**Task description**
Collect all lines below with the string "this".

— START Provided material —

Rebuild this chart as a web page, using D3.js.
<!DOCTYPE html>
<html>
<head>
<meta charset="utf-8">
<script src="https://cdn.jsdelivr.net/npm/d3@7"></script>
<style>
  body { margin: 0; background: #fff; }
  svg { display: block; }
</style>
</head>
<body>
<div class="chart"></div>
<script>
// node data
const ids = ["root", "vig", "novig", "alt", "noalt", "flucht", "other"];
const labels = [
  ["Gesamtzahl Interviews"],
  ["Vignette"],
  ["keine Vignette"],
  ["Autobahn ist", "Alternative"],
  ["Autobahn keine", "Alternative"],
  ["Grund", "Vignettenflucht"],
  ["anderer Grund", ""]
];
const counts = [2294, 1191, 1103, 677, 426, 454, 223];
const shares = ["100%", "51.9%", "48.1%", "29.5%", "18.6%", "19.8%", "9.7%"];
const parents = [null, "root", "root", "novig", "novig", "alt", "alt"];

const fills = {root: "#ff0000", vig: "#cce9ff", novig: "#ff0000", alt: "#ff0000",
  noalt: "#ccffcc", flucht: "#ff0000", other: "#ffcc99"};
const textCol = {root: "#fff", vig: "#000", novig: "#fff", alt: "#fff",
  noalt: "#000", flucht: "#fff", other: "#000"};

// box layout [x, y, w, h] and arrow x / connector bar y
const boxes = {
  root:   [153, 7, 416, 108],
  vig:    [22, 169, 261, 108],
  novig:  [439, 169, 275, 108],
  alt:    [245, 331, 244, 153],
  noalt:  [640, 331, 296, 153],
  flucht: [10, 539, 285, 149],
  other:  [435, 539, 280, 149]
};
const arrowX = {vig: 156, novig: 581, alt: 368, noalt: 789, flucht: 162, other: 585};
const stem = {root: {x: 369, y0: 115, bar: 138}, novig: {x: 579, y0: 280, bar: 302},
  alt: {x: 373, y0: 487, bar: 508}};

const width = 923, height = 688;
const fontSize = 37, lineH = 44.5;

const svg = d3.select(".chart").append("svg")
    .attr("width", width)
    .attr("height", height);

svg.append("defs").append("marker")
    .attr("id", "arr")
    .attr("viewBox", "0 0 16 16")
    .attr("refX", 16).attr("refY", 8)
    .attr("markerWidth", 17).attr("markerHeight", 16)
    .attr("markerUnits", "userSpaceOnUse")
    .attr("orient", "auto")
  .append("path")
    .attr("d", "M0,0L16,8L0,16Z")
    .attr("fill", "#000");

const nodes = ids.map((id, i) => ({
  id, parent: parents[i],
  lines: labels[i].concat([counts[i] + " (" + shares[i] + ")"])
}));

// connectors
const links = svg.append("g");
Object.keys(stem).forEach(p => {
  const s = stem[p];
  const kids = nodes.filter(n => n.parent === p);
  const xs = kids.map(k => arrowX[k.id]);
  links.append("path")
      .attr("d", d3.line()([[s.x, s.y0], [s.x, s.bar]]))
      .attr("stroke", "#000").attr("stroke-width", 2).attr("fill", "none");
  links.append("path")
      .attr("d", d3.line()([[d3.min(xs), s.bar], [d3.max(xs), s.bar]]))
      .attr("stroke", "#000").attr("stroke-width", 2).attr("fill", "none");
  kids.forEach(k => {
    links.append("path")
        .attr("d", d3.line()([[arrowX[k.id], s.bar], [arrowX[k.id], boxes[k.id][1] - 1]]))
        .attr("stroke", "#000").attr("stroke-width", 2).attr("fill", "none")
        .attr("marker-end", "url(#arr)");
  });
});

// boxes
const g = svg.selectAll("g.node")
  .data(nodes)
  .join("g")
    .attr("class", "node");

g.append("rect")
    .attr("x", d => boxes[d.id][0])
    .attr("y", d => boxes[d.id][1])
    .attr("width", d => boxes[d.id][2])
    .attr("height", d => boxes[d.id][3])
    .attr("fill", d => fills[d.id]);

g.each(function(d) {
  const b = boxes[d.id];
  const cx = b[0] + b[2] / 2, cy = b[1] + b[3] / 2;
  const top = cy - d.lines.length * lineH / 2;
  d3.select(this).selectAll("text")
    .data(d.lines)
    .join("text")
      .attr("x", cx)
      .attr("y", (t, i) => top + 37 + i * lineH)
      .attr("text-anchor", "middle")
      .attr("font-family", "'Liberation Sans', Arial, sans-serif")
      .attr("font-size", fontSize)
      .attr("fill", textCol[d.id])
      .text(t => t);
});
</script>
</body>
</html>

— END Provided material —
— START Provided material —

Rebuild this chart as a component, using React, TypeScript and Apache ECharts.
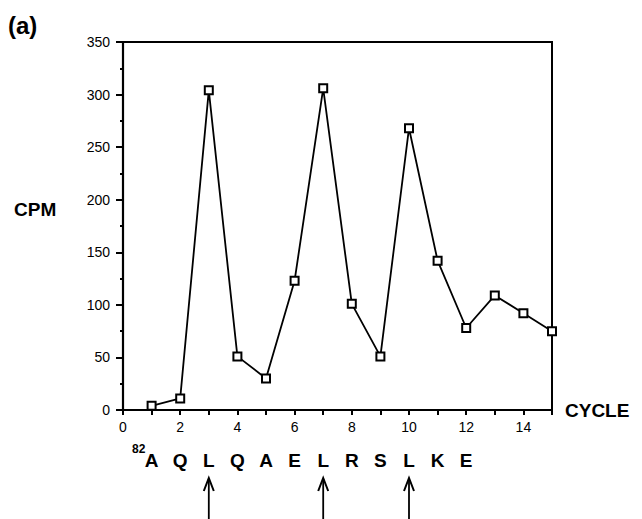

— END Provided material —

**Exercise solution**
Rebuild this chart as a web page, using D3.js.
  d3.select(this).selectAll("text")
Rebuild this chart as a component, using React, TypeScript and Apache ECharts.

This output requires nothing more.